Éditorial 2020/2 : Solidaires face à la mort ?

L’an passé, l’incendie de la cathédrale Notre-Dame de Paris, quelques jours avant Pâques, avait suscité une émotion très forte bien au-delà de la France. En cette année 2020, l’épidémie de COVID-19, avec son cortège de morts en Chine, puis en Italie et dans le monde entier, a plongé notre humanité dans une angoisse profonde. Des personnes dont la vulnérabilité était connue, mais aussi des plus jeunes, ont été emportées en quelques jours.

Cette pandémie, que certains ont rapprochée de la « grippe espagnole » au début du xxe siècle et surtout de la « peste noire » au xive siècle, pourtant beaucoup plus meurtrières, a rappelé à nos contemporains que, malgré des progrès techniques fulgurants, l’homme ne peut se vanter de tout maîtriser. Surtout, peut-être, cette pandémie les a invités à la solidarité et à une prise de conscience : la solidarité, par un confinement responsable pour éviter la propagation du virus et par une attention aux plus pauvres ; une prise de conscience aussi des limites de notre modèle de développement et de la possibilité pour tous de « vivre autrement ».

Touchées dans leur vie de foi, du fait du contraste entre leur proclamation de la victoire du Christ sur la mort et la triste réalité, mais aussi à cause de l’impossibilité de réunir leurs fidèles pour les célébrations du Carême, de la Semaine sainte et du temps pascal, les Églises n’ont pas été en reste pour relayer ensemble cette double invitation. Sans doute y eut-il une démarche commune de prière, le 25 mars, pour implorer la miséricorde de Dieu en ce jour où est traditionnellement fêtée l’incarnation du Seigneur. Il y eut aussi des appels conjoints, comme la déclaration commune du Conseil œcuménique des Églises et des organisations interconfessionnelles régionales ou le message, bien postérieur, des coprésidents du Conseil d’Églises chrétiennes en France, que l’on pourra lire dans ce numéro.

Certes, les réactions et les comportements n’ont pas été les mêmes, selon les pays, les traditions ecclésiales, les contextes politiques, les personnalités… Au moment où les mesures de confinement commencent à être prudemment levées, le désir bien naturel de se rassembler est fort : entre amis, en famille, notamment en « famille d’Église ». Certes, cette dimension communautaire, s’exprimant notamment dans le culte que les offres numériques multiples ne pouvaient suppléer, est constitutive du christianisme. Se rassembler pour prier est un droit. Encore faudrait-il ne pas oublier la solidarité en criant un peu vite à la discrimination religieuse face à une légitime prudence des gouvernements !

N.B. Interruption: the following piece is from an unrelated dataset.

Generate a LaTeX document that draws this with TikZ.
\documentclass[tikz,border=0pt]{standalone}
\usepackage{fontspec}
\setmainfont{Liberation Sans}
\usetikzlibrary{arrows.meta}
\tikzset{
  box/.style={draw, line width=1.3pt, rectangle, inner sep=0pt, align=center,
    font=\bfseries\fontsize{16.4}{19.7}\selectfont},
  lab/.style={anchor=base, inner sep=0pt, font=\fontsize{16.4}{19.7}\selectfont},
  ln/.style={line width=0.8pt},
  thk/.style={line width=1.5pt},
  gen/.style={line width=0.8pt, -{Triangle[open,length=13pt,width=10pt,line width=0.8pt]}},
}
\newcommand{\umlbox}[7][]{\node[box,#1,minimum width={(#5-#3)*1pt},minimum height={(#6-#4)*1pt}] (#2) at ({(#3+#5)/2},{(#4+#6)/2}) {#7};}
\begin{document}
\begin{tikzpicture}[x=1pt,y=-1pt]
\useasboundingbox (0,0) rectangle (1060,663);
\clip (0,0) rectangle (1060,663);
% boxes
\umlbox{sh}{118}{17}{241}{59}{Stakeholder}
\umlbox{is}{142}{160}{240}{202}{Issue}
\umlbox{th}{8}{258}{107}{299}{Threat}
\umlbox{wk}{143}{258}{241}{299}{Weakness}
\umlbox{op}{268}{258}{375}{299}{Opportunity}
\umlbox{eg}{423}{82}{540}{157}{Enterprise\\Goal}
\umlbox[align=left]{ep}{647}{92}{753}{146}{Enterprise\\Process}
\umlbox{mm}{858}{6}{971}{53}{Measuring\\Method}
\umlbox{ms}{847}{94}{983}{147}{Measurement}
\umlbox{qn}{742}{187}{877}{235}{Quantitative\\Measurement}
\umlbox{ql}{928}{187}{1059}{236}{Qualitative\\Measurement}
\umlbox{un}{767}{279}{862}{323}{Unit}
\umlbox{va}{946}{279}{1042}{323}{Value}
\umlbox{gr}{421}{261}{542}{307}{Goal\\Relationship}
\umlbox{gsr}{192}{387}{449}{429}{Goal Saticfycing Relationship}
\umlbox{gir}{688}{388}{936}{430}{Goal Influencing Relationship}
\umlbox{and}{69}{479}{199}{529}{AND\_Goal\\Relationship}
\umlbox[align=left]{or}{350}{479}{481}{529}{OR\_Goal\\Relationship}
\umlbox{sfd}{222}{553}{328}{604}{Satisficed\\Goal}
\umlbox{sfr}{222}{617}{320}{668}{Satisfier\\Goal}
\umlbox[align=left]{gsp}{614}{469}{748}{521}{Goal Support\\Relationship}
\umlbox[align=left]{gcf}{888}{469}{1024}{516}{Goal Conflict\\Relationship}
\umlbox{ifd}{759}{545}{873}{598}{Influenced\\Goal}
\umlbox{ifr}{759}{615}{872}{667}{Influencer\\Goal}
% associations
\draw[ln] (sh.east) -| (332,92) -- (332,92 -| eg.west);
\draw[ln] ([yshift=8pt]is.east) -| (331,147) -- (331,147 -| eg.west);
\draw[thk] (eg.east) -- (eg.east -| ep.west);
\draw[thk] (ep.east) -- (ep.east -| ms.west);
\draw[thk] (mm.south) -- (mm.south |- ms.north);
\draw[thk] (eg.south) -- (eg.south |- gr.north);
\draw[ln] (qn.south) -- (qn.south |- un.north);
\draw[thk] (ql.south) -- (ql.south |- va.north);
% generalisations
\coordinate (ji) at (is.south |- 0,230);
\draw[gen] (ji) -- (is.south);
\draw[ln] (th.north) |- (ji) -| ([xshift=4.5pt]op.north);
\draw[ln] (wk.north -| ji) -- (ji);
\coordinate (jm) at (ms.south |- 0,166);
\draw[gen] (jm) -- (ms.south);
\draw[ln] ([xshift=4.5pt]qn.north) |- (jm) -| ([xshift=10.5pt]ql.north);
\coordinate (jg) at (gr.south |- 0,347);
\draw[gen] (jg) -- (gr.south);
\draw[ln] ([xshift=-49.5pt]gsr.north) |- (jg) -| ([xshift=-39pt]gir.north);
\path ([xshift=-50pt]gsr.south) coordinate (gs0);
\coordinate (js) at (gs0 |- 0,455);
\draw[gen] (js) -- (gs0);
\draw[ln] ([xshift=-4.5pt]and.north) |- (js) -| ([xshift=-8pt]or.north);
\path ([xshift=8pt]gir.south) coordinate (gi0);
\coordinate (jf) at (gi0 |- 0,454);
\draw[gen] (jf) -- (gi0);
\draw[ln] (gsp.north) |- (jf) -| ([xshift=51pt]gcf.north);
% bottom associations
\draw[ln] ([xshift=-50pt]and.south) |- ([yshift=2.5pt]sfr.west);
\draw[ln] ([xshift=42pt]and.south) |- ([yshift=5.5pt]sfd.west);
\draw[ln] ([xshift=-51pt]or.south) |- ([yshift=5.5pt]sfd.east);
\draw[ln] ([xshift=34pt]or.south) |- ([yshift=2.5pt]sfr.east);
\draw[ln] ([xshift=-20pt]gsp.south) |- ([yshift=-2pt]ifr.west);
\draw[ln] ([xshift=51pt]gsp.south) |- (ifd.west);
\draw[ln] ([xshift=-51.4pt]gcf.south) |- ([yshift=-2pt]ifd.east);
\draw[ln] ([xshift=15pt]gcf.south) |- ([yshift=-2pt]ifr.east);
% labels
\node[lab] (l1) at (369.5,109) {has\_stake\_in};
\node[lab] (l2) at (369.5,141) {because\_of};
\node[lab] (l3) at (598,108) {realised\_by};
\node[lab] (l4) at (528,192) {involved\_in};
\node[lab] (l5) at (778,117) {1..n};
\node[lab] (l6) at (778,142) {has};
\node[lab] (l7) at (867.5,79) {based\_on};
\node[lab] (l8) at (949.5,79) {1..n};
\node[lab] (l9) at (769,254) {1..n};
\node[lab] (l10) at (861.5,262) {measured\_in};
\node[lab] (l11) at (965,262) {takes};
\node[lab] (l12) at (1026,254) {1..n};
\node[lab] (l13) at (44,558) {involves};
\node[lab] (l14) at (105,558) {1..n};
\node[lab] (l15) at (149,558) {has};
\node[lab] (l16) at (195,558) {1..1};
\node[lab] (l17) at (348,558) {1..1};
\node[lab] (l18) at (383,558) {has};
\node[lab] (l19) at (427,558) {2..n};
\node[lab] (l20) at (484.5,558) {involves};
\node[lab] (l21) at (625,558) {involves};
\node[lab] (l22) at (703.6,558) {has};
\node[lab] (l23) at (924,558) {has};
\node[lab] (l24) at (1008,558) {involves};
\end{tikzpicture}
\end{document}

La vie reprendra. Mais reprendra-t-elle « comme avant » ? Beaucoup de questions subsistent en effet sur les causes de la maladie, de sa propagation et sur ses conséquences, notamment économiques. Alors que les États peinent à s’entendre sur les décisions à prendre pour soutenir l’activité et veiller aux plus pauvres, les Églises sauront-elles manifester davantage d’unité dans leur « Pèlerinage de justice et de paix » en vivant concrètement ce que la commission Foi et Constitution a cherché à décrire du mouvement œcuménique dans son document « Venez et Voyez » ?

Outre la traduction de ce document, qui prend un relief particulier dans la crise que nous vivons, ce numéro offre des approches assez différentes des défis auxquels les Églises devront continuer à faire face : le défi de la guérison de leur mémoire, marquée par leurs affrontements passés ou par leur attitude face à la Shoah, et celui de la mission, pour laquelle plusieurs options s’affrontent au sein même de chaque tradition.